start Excerpted records

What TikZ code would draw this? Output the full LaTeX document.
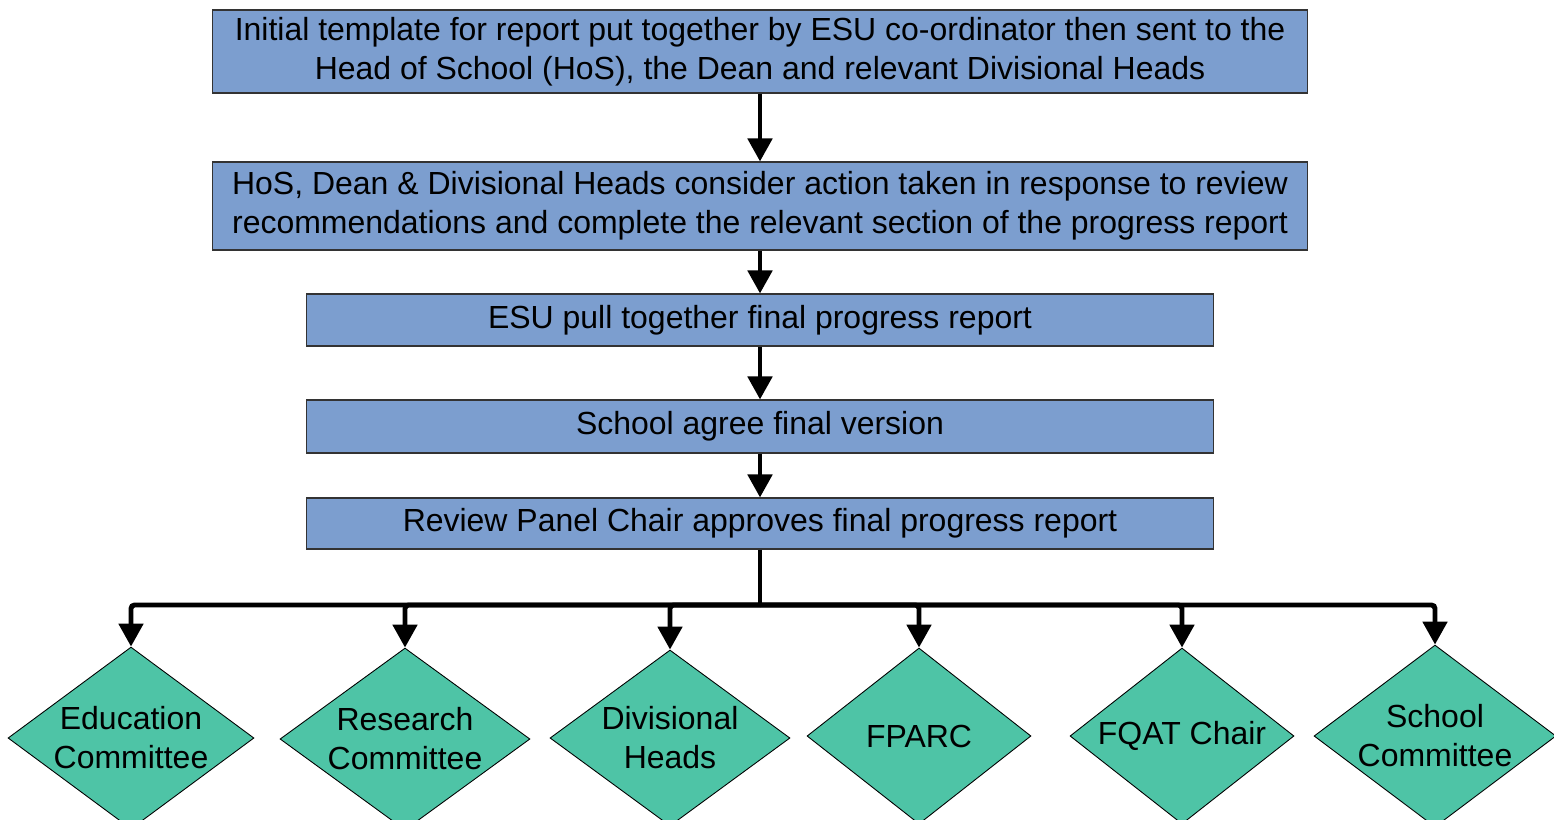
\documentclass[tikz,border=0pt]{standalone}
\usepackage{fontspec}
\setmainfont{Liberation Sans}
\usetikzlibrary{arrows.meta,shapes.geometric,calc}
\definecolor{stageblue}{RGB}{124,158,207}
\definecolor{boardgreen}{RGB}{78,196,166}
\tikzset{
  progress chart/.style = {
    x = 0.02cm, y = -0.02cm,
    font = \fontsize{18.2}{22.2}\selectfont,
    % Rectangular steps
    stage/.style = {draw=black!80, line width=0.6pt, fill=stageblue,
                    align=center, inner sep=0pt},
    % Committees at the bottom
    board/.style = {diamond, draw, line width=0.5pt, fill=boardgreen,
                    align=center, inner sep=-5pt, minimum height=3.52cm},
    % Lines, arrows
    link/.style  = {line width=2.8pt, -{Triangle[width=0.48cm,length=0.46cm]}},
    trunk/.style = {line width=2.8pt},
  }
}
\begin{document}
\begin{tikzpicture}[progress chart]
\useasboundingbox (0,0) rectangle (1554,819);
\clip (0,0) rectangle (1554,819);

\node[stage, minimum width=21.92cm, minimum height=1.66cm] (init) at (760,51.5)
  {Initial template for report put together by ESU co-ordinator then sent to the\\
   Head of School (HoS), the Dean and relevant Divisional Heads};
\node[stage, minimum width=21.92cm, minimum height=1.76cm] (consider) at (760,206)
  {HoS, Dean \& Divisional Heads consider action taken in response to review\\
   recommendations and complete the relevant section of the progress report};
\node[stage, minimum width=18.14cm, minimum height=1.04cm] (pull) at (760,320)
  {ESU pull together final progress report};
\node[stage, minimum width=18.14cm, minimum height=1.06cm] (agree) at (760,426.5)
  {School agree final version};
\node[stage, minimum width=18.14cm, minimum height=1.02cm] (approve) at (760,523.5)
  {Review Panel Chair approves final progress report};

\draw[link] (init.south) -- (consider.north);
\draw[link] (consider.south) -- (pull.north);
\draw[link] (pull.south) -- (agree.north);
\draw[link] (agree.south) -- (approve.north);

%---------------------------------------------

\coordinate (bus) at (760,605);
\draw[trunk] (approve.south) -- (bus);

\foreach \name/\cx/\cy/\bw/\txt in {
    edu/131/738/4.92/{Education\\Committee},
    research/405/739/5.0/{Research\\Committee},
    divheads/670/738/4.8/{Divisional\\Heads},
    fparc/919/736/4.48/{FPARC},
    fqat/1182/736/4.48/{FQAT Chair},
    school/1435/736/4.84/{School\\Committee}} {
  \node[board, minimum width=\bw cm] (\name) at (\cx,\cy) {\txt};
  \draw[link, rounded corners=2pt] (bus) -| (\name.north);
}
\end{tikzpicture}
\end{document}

end Excerpted records
start Excerpted records

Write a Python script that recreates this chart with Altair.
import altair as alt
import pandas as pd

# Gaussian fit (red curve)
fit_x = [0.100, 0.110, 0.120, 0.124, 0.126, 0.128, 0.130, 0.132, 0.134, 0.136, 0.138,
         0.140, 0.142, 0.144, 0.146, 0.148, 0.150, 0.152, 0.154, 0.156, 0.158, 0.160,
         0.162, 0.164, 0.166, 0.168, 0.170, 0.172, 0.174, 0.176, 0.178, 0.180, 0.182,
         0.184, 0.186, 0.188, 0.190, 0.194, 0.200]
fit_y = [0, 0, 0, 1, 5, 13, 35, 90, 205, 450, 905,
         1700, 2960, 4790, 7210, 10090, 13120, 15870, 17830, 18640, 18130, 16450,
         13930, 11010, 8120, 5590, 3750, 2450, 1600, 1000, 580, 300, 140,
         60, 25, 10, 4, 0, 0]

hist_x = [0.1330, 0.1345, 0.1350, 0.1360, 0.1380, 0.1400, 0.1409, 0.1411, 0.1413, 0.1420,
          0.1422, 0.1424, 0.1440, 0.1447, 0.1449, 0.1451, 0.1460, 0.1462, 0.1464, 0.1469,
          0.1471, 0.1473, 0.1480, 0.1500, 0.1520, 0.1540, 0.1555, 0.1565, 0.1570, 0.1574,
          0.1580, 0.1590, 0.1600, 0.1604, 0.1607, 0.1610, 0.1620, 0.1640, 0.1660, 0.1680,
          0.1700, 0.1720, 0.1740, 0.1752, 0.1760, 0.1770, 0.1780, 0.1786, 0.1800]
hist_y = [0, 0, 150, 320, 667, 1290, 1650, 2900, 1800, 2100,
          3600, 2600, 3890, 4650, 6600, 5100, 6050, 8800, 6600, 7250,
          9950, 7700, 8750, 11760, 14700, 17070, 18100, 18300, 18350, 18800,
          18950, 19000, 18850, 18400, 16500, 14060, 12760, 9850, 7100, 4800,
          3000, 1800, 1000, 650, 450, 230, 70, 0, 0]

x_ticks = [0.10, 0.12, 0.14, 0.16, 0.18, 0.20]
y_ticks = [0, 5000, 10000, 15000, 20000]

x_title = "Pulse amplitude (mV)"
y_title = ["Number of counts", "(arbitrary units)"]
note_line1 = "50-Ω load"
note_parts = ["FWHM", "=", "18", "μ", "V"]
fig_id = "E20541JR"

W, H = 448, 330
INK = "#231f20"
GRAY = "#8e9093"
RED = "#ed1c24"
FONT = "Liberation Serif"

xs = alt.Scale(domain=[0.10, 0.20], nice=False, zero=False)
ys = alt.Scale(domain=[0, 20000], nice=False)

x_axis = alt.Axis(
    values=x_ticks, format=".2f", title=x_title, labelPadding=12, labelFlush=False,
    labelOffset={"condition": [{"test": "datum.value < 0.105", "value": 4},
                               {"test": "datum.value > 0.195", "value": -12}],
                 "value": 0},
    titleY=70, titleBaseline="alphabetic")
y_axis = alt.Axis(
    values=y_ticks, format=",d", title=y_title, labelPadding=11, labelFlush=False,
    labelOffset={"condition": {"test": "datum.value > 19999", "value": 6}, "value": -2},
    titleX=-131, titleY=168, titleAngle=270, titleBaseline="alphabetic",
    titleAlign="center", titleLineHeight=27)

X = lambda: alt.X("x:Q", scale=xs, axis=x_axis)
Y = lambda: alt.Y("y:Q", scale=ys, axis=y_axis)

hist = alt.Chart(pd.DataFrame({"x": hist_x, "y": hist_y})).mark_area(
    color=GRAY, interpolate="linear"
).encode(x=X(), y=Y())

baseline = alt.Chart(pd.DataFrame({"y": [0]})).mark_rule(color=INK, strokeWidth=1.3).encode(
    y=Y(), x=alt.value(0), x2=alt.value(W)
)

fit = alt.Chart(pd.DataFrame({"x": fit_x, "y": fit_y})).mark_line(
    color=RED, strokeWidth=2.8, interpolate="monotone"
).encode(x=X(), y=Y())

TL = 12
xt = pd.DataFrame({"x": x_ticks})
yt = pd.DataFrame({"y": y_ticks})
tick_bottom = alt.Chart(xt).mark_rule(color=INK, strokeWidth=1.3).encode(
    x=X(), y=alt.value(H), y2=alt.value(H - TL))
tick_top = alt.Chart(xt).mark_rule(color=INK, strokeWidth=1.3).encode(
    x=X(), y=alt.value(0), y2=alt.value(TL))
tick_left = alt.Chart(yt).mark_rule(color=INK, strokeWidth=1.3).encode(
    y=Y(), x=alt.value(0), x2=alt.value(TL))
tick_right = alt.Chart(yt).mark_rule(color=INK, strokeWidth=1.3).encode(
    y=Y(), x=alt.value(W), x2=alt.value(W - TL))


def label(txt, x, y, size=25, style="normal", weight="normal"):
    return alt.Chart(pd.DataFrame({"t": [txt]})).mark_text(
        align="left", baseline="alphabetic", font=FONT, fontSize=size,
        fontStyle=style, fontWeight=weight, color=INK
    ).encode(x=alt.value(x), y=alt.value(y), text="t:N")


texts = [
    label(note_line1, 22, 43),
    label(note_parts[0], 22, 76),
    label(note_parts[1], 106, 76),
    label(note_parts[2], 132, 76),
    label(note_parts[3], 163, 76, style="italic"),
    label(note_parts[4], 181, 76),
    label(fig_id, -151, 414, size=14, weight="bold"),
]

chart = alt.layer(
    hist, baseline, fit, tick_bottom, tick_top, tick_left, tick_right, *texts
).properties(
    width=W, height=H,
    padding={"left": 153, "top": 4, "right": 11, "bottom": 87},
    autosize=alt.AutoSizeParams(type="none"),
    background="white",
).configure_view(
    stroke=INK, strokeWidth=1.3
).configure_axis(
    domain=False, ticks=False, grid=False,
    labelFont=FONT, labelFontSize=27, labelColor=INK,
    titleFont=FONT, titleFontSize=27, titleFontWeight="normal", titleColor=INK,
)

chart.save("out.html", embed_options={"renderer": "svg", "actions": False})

end Excerpted records
start Excerpted records

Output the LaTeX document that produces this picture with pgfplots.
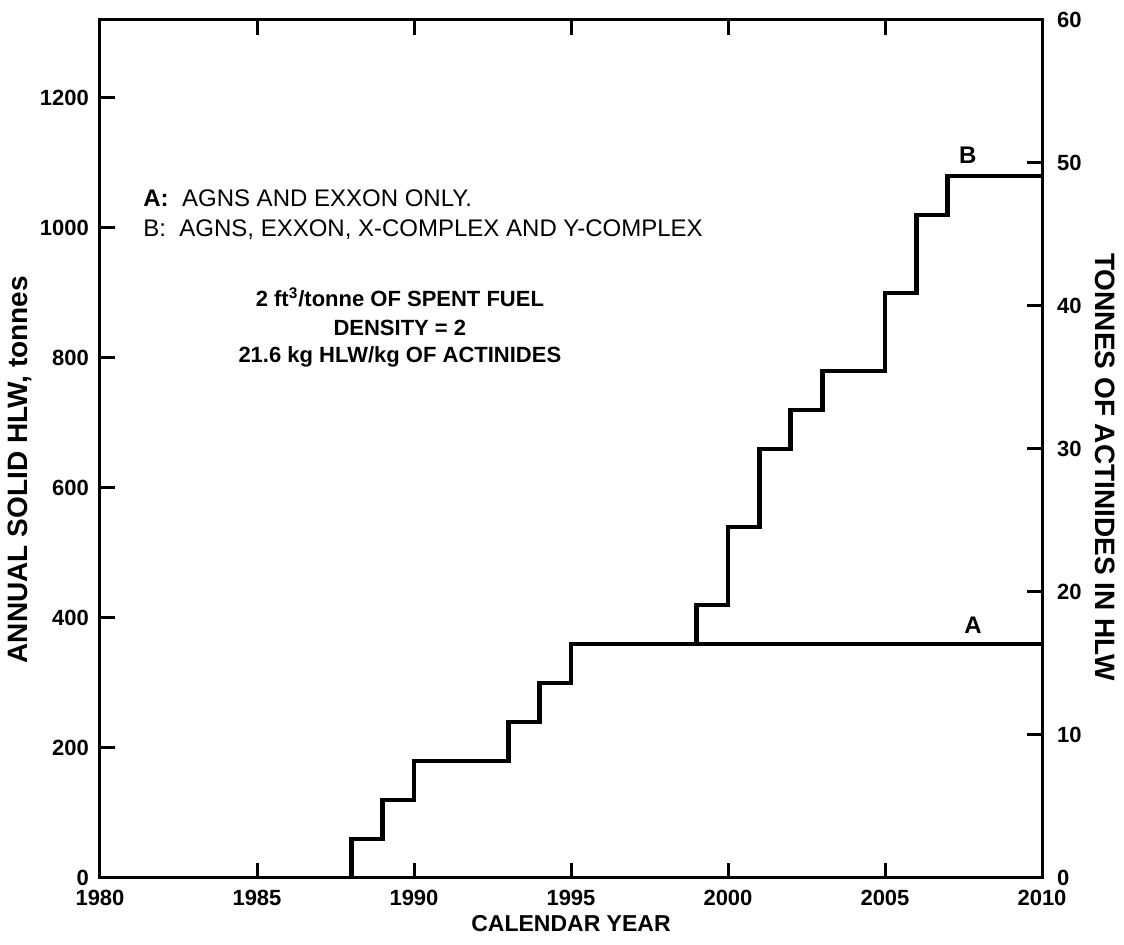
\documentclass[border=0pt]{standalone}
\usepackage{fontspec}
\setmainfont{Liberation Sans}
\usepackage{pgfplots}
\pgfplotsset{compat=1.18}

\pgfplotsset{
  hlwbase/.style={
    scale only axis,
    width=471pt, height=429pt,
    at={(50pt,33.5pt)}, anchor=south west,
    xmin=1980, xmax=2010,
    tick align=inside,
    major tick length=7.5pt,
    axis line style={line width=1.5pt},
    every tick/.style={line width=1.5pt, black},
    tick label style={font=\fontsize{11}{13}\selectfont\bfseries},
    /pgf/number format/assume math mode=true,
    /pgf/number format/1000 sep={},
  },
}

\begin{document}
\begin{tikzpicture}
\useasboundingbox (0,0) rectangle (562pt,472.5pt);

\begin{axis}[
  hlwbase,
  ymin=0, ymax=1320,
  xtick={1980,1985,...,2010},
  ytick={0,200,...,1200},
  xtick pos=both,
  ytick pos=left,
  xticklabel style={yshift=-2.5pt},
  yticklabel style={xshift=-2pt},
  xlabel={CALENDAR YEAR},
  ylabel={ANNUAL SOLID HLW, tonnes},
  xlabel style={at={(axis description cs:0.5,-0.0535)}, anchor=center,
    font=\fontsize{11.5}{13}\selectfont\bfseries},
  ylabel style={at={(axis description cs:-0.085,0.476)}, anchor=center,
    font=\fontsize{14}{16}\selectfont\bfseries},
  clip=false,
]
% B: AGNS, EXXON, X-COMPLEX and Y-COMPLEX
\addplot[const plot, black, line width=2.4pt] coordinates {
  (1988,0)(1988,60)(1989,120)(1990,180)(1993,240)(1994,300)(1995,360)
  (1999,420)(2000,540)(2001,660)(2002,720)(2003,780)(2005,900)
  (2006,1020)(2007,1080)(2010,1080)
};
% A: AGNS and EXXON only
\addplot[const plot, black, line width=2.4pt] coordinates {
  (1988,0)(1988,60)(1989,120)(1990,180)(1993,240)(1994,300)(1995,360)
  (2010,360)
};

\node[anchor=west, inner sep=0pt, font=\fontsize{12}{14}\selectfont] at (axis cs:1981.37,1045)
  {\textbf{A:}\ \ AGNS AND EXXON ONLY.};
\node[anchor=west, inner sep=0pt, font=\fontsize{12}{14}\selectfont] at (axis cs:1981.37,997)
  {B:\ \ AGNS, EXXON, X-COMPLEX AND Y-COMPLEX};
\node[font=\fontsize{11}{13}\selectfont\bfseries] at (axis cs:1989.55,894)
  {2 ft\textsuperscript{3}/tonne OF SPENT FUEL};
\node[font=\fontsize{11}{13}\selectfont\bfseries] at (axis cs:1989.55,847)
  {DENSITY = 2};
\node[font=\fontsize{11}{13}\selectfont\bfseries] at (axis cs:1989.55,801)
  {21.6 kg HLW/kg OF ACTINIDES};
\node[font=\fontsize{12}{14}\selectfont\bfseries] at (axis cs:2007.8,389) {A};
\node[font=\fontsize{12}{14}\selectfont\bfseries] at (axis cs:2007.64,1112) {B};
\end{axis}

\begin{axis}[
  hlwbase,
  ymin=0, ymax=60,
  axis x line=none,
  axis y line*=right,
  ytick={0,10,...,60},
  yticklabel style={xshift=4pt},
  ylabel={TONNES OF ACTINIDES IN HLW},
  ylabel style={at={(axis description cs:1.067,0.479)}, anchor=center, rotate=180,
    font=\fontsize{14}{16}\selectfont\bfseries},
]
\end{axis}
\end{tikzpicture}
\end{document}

end Excerpted records

◆ **What to produce**:
Using the entries above, give again exactly the lines from the line holding "Write a Python" through the line holding "60, 25, 10, 4, 0, 0]". Include both end lines and nothing else.

◆ **Written answer**:
Write a Python script that recreates this chart with Altair.
import altair as alt
import pandas as pd

# Gaussian fit (red curve)
fit_x = [0.100, 0.110, 0.120, 0.124, 0.126, 0.128, 0.130, 0.132, 0.134, 0.136, 0.138,
         0.140, 0.142, 0.144, 0.146, 0.148, 0.150, 0.152, 0.154, 0.156, 0.158, 0.160,
         0.162, 0.164, 0.166, 0.168, 0.170, 0.172, 0.174, 0.176, 0.178, 0.180, 0.182,
         0.184, 0.186, 0.188, 0.190, 0.194, 0.200]
fit_y = [0, 0, 0, 1, 5, 13, 35, 90, 205, 450, 905,
         1700, 2960, 4790, 7210, 10090, 13120, 15870, 17830, 18640, 18130, 16450,
         13930, 11010, 8120, 5590, 3750, 2450, 1600, 1000, 580, 300, 140,
         60, 25, 10, 4, 0, 0]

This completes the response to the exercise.